>> start
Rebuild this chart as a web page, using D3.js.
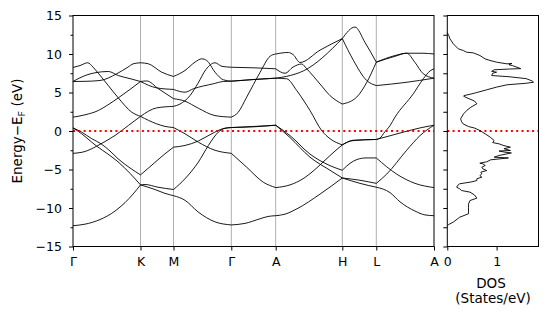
<!DOCTYPE html>
<html>
<head>
<meta charset="utf-8">
<script src="https://cdn.jsdelivr.net/npm/d3@7"></script>
<style>
  body { margin: 0; background: #fff; }
  svg text { font-family: "DejaVu Sans", sans-serif; fill: #000; }
</style>
</head>
<body>
<svg id="chart" width="547" height="315"></svg>
<script>
// high-symmetry path
const kLabels = ['Γ', 'K', 'M', 'Γ', 'A', 'H', 'L', 'A'];
const kTicks = [0, 0.675, 1.005, 1.583, 2.027, 2.693, 3.033, 3.61];
const yTicks = [-15, -10, -5, 0, 5, 10, 15];

// bands, [k, E-Ef]
const band1 = [[0,-12.3],[0.12,-12.1],[0.27,-11.5],[0.42,-10.4],[0.52,-9.3],[0.6,-8.2],[0.675,-7.0],
  [0.82,-7.6],[0.92,-8.1],[1.005,-8.4],[1.12,-9.0],[1.25,-10.5],[1.42,-11.8],[1.583,-12.2],
  [1.72,-12.0],[1.87,-11.4],[1.95,-11.1],[2.027,-11.0],[2.12,-10.8],[2.24,-10.1],[2.47,-8.2],[2.693,-6.1],
  [2.87,-6.8],[3.033,-7.3],[3.17,-8.0],[3.27,-9.2],[3.42,-10.4],[3.52,-10.9],[3.61,-11.0]];
const band2 = [[0,0.4],[0.087,-0.36],[0.187,-1.45],[0.237,-1.97],[0.35,-3.0],[0.45,-4.0],[0.57,-5.5],[0.675,-7.0],
  [0.72,-6.95],[0.85,-7.3],[1.005,-7.6],[1.12,-6.2],[1.253,-4.05],[1.353,-1.9],[1.453,-0.15],[1.52,0.36],[1.583,0.45],
  [1.82,0.6],[2.027,0.75],[2.17,-0.85],[2.37,-3.4],[2.57,-5.1],[2.693,-6.1],
  [2.87,-6.4],[3.033,-6.8],[3.137,-5.6],[3.337,-2.5],[3.47,-0.6],[3.61,0.75]];
const band3 = [[0,0.4],[0.087,-0.15],[0.187,-1.0],[0.28,-1.66],[0.37,-2.6],[0.45,-3.6],[0.57,-4.8],[0.675,-5.7],
  [0.8,-4.3],[0.92,-2.96],[1.005,-2.1],[1.12,-1.88],[1.253,-1.3],[1.387,-0.36],[1.5,0.3],[1.583,0.45],
  [1.82,0.55],[2.027,0.75],[2.17,-0.6],[2.37,-3.0],[2.57,-4.5],[2.693,-5.1],
  [2.77,-4.2],[2.84,-3.7],[2.93,-3.5],[3.033,-3.5],[3.237,-5.6],[3.42,-6.8],[3.61,-7.35]];
const band4 = [[0,-2.9],[0.12,-2.66],[0.237,-1.97],[0.28,-1.66],[0.42,-0.58],[0.553,0.71],[0.675,1.9],
  [0.837,3.0],[1.005,3.2],[1.07,3.5],[1.17,4.6],[1.25,6.2],[1.33,8.0],[1.42,8.86],[1.49,8.4],[1.583,8.28],
  [1.82,8.2],[2.027,8.08],[2.12,7.5],[2.2,8.3],[2.287,8.7],[2.337,8.08],[2.47,6.1],[2.57,4.6],[2.693,3.5],
  [2.837,4.4],[2.937,6.3],[3.033,8.94],[3.22,9.7],[3.337,10.1],[3.42,8.9],[3.503,7.43],[3.61,6.86]];
const band5 = [[0,8.25],[0.07,8.5],[0.147,8.86],[0.2,8.3],[0.253,7.5],[0.353,5.9],[0.453,4.3],[0.587,2.45],[0.675,1.9],
  [0.837,0.93],[0.92,0.6],[1.005,0.45],[1.12,-0.36],[1.253,-1.45],[1.42,-2.5],[1.583,-2.9],
  [1.737,-4.7],[1.903,-6.65],[2.027,-7.35],[2.17,-7.0],[2.3,-6.2],[2.42,-5.0],[2.52,-3.8],[2.62,-2.6],[2.693,-1.8],
  [2.8,-1.2],[3.033,-1.1],[3.08,-0.8],[3.103,-0.37],[3.17,0.7],[3.22,1.8],[3.403,4.83],[3.503,6.78],[3.57,7.8],[3.61,8.08]];
const band6 = [[0,1.8],[0.12,2.1],[0.253,2.66],[0.35,3.4],[0.453,4.3],[0.57,5.4],[0.675,6.43],
  [0.737,6.5],[0.853,5.5],[1.005,4.2],[1.12,3.87],[1.253,2.96],[1.42,2.0],[1.583,1.8],
  [1.65,2.4],[1.737,4.4],[1.87,7.6],[1.97,9.7],[2.027,10.0],[2.153,10.2],[2.203,9.9],[2.27,8.9],[2.47,10.5],[2.693,12.0],
  [2.82,13.5],[2.92,11.5],[3.033,8.94],[3.22,9.8],[3.337,10.1],[3.5,10.1],[3.61,10.0]];
const band7 = [[0,6.43],[0.12,7.2],[0.22,7.56],[0.353,7.73],[0.453,7.2],[0.57,6.8],[0.675,6.43],
  [0.837,5.6],[1.005,5.4],[1.12,5.04],[1.203,5.48],[1.403,6.13],[1.503,6.43],[1.583,6.47],
  [1.82,6.7],[2.027,6.86],[2.137,7.1],[2.303,7.8],[2.693,12.0],
  [2.803,9.2],[2.937,6.56],[3.033,5.9],[3.32,6.3],[3.61,6.86]];
const band8 = [[0,6.43],[0.12,6.45],[0.27,6.56],[0.437,7.43],[0.55,8.3],[0.603,8.73],[0.675,8.86],
  [0.753,8.73],[0.887,7.64],[1.005,7.08],[1.12,7.86],[1.22,8.94],[1.287,9.37],[1.337,9.16],[1.42,7.64],[1.503,6.65],[1.583,6.47],
  [1.82,6.7],[2.027,6.86],[2.137,6.78],[2.237,5.26],[2.37,2.66],[2.49,0],[2.57,-1.0],[2.693,-1.8],
  [2.8,-1.25],[3.033,-1.1],[3.303,-0.15],[3.47,0.4],[3.61,0.75]];
const bands = [band1, band2, band3, band4, band5, band6, band7, band8];

// density of states, states/eV
const dosE = [12.75,12.4,11.97,11.32,10.67,10.45,10.23,10.15,9.8,9.37,9.16,8.94,8.72,8.78,8.6,8.5,8.1,8.05,7.95,7.75,7.64,7.5,7.2,7.05,6.8,6.5,6.34,6.2,6.0,5.7,5.35,5.0,4.83,4.6,4.52,4.3,3.9,3.53,3.1,2.7,2.23,1.58,1.2,0.93,0.58,0.37,0.06,-0.37,-0.8,-1.23,-1.5,-1.67,-1.9,-2.1,-2.3,-2.53,-2.6,-2.75,-2.85,-3.18,-3.4,-3.5,-3.74,-4.0,-4.18,-4.26,-4.48,-4.7,-4.91,-5.13,-5.35,-5.56,-5.8,-6.0,-6.2,-6.43,-6.6,-6.86,-7.0,-7.3,-7.5,-7.73,-7.94,-8.3,-8.72,-9.03,-9.5,-9.9,-10.4,-10.75,-11.2,-11.84,-12.14,-12.3];
const dosV = [0,0.03,0.054,0.122,0.223,0.325,0.392,0.527,0.663,0.764,0.866,1.0,1.21,1.31,1.25,1.32,1.49,1.26,0.95,0.9,1.0,0.92,0.9,1.25,1.6,1.72,1.75,1.6,1.21,1.0,0.8,0.6,0.5,0.34,0.33,0.4,0.55,0.6,0.48,0.4,0.33,0.27,0.29,0.32,0.43,0.56,0.66,0.77,0.87,0.95,0.92,1.05,1.15,1.28,1.15,1.28,1.05,1.17,1.3,1.05,0.95,1.24,0.88,0.8,0.66,0.72,0.77,0.7,0.72,0.8,0.68,0.7,0.66,0.7,0.6,0.6,0.5,0.25,0.22,0.19,0.25,0.29,0.46,0.55,0.6,0.46,0.43,0.43,0.43,0.43,0.25,0.12,0.03,0];
const dosTicks = [0, 1];

const svg = d3.select('#chart');

const x = d3.scaleLinear().domain([0, 3.61]).range([73, 434]);
const y = d3.scaleLinear().domain([-15, 15]).range([246.5, 15.5]);
const xd = d3.scaleLinear().domain([0, 1.85]).range([447.3, 538.5]);

svg.append('clipPath').attr('id', 'clipMain')
  .append('rect').attr('x', 73).attr('y', 15.5).attr('width', 361).attr('height', 231);

// vertical lines at the high-symmetry points
svg.append('g').selectAll('line')
  .data(kTicks.slice(1, -1))
  .join('line')
  .attr('x1', d => x(d)).attr('x2', d => x(d))
  .attr('y1', y(15)).attr('y2', y(-15))
  .attr('stroke', '#b0b0b0').attr('stroke-width', 1);

// draw each band piecewise between high-symmetry points so kinks stay sharp
const line = d3.line().x(d => x(d[0])).y(d => y(d[1])).curve(d3.curveMonotoneX);
const gBands = svg.append('g').attr('clip-path', 'url(#clipMain)');
bands.forEach(b => {
  for (let i = 0; i < kTicks.length - 1; i++) {
    const seg = b.filter(p => p[0] >= kTicks[i] - 1e-6 && p[0] <= kTicks[i + 1] + 1e-6);
    gBands.append('path')
      .attr('d', line(seg))
      .attr('fill', 'none')
      .attr('stroke', '#000')
      .attr('stroke-width', 0.9);
  }
});

// fermi level
[[73, 434], [447.3, 538.5]].forEach(r => {
  svg.append('line')
    .attr('x1', r[0]).attr('x2', r[1])
    .attr('y1', y(0)).attr('y2', y(0))
    .attr('stroke', 'red').attr('stroke-width', 2)
    .attr('stroke-dasharray', '2,3.3');
});

// dos curve
const dosLine = d3.line().x(d => xd(d[1])).y(d => y(d[0]));
svg.append('path')
  .attr('d', dosLine(d3.zip(dosE, dosV)))
  .attr('fill', 'none').attr('stroke', '#000').attr('stroke-width', 0.9);

// frames
[[73, 434], [447.3, 538.5]].forEach(r => {
  svg.append('rect')
    .attr('x', r[0]).attr('y', y(15))
    .attr('width', r[1] - r[0]).attr('height', y(-15) - y(15))
    .attr('fill', 'none').attr('stroke', '#000').attr('stroke-width', 1);
});

function styleAxis(g) {
  g.select('.domain').remove();
  g.selectAll('.tick line').attr('stroke', '#000').attr('stroke-width', 1);
  g.selectAll('.tick text').attr('font-size', 12.5);
}

// main y axis
svg.append('g').attr('transform', 'translate(73,0)')
  .call(d3.axisLeft(y).tickValues(yTicks).tickSize(4).tickPadding(7))
  .call(styleAxis);
svg.append('g').attr('transform', 'translate(73,0)')
  .call(d3.axisLeft(y).tickValues(d3.range(-12.5, 15, 5)).tickSize(2.5).tickFormat(''))
  .call(styleAxis);

// main x axis
svg.append('g').attr('transform', `translate(0,${y(-15)})`)
  .call(d3.axisBottom(x).tickValues(kTicks).tickFormat((d, i) => kLabels[i]).tickSize(4).tickPadding(7))
  .call(styleAxis);

// dos axes
svg.append('g').attr('transform', 'translate(447.3,0)')
  .call(d3.axisLeft(y).tickValues(d3.range(-15, 15.1, 2.5)).tickSize(4).tickFormat(''))
  .call(styleAxis);
svg.append('g').attr('transform', `translate(0,${y(-15)})`)
  .call(d3.axisBottom(xd).tickValues(dosTicks).tickFormat(d3.format('d')).tickSize(4).tickPadding(7))
  .call(styleAxis);

// labels
const yl = svg.append('text')
  .attr('transform', `translate(22,${y(0)}) rotate(-90)`)
  .attr('text-anchor', 'middle')
  .attr('font-size', 13.5);
yl.append('tspan').text('Energy−E');
yl.append('tspan').attr('font-size', 9.5).attr('dy', 3).text('F');
yl.append('tspan').attr('dy', -3).text(' (eV)');

svg.append('text').attr('x', 491).attr('y', 288).attr('text-anchor', 'middle')
  .attr('font-size', 13.5).text('DOS');
svg.append('text').attr('x', 493).attr('y', 303).attr('text-anchor', 'middle')
  .attr('font-size', 13.5).text('(States/eV)');
</script>
</body>
</html>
>> end
Transcribe exactly, with no pictures, the lines running from the first line of the material through the line holding "const yTicks = [-15, -10, -5, 0, 5, 10, 15];".

Rebuild this chart as a web page, using D3.js.
<!DOCTYPE html>
<html>
<head>
<meta charset="utf-8">
<script src="https://cdn.jsdelivr.net/npm/d3@7"></script>
<style>
  body { margin: 0; background: #fff; }
  svg text { font-family: "DejaVu Sans", sans-serif; fill: #000; }
</style>
</head>
<body>
<svg id="chart" width="547" height="315"></svg>
<script>
// high-symmetry path
const kLabels = ['Γ', 'K', 'M', 'Γ', 'A', 'H', 'L', 'A'];
const kTicks = [0, 0.675, 1.005, 1.583, 2.027, 2.693, 3.033, 3.61];
const yTicks = [-15, -10, -5, 0, 5, 10, 15];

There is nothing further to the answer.